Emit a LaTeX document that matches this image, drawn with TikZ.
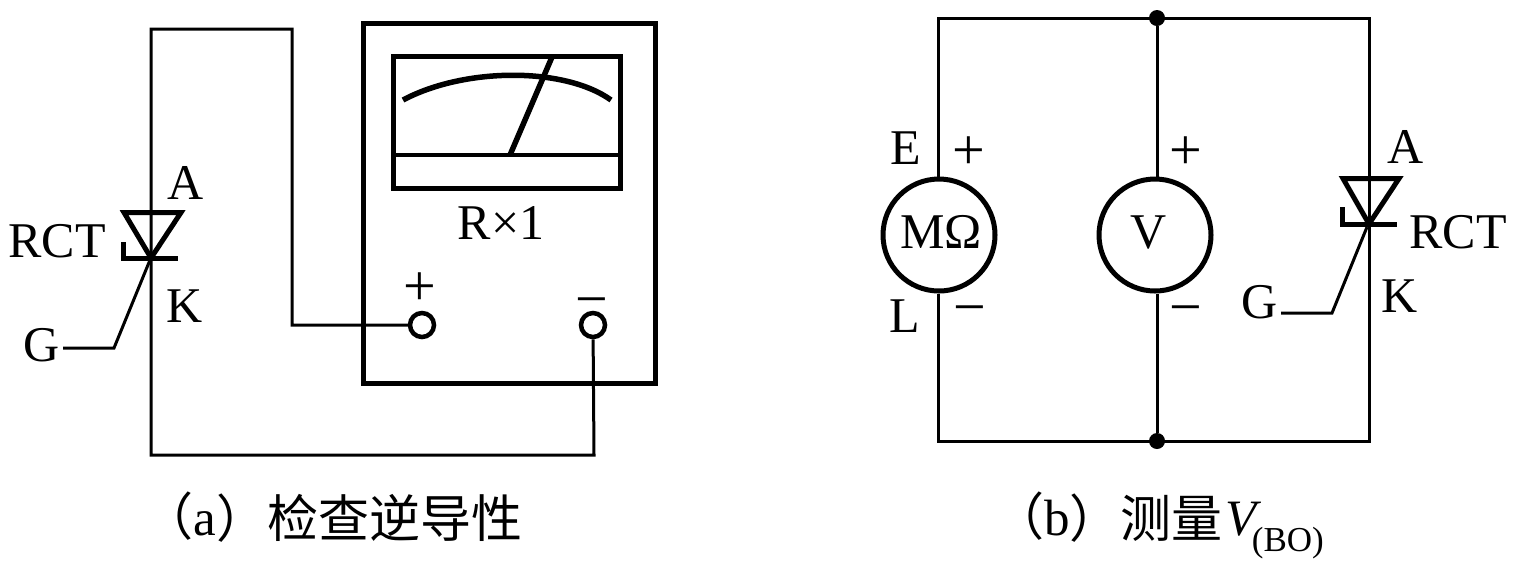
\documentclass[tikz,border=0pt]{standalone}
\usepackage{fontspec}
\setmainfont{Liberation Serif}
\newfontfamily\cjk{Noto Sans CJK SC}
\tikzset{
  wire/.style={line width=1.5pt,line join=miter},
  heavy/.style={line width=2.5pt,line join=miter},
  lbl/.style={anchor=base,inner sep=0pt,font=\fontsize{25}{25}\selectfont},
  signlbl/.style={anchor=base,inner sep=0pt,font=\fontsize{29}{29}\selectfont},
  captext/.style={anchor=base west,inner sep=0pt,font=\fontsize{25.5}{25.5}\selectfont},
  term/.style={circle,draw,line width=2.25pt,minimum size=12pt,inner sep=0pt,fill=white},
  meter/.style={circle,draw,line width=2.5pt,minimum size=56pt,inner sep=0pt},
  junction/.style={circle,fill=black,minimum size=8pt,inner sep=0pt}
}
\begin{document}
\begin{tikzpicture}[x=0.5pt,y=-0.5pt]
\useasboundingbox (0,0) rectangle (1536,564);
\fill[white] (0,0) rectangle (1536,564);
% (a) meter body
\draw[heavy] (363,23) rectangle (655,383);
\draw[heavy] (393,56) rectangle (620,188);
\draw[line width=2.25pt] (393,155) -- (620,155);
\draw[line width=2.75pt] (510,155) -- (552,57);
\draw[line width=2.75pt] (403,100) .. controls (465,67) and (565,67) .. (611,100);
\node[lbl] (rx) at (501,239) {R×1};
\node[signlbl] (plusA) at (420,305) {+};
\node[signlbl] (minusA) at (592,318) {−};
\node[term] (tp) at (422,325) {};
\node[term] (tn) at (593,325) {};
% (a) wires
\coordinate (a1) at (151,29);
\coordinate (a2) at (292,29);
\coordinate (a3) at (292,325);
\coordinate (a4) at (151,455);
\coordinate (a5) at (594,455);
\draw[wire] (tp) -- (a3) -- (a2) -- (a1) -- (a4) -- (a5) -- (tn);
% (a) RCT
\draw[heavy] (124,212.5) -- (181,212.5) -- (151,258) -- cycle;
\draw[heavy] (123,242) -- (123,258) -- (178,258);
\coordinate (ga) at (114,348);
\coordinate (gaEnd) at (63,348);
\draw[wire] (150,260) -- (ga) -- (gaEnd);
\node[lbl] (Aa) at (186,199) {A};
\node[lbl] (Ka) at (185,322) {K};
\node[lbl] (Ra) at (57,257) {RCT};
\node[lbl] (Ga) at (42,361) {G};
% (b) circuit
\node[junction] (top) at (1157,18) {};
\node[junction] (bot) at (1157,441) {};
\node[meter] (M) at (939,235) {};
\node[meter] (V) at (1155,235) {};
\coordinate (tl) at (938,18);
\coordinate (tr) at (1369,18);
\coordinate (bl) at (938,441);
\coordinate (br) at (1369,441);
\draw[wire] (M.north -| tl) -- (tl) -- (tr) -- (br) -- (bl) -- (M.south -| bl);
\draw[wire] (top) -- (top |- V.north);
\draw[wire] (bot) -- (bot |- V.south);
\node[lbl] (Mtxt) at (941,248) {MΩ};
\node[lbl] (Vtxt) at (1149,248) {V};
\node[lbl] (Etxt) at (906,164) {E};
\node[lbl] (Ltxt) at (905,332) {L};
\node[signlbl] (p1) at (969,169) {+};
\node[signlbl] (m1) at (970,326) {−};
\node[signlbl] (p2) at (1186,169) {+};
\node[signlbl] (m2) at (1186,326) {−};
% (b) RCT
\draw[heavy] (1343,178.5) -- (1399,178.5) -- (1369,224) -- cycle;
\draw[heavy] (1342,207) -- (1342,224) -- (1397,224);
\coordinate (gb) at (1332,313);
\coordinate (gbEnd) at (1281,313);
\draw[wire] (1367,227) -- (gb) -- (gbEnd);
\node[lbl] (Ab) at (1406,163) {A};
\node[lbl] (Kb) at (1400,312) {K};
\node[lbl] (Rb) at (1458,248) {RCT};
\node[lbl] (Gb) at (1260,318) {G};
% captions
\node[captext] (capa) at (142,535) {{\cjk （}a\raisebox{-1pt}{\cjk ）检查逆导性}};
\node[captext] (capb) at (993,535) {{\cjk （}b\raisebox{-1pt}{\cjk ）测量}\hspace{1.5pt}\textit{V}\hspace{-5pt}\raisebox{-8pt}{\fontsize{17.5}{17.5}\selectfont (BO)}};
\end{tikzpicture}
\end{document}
==========
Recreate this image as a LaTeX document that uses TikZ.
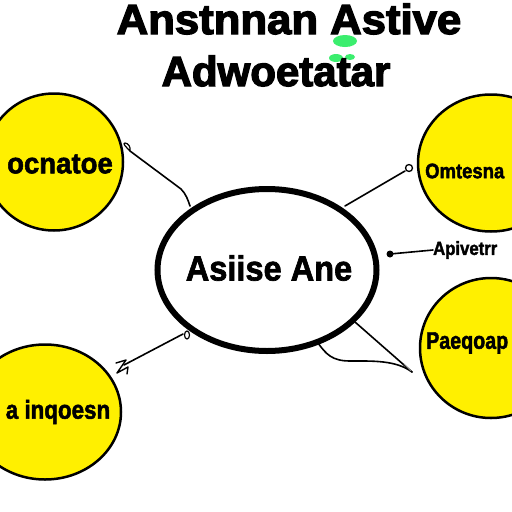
==========
Work through the data and report how many of its lines hold the word "that", giving only the figure.

### Result below
2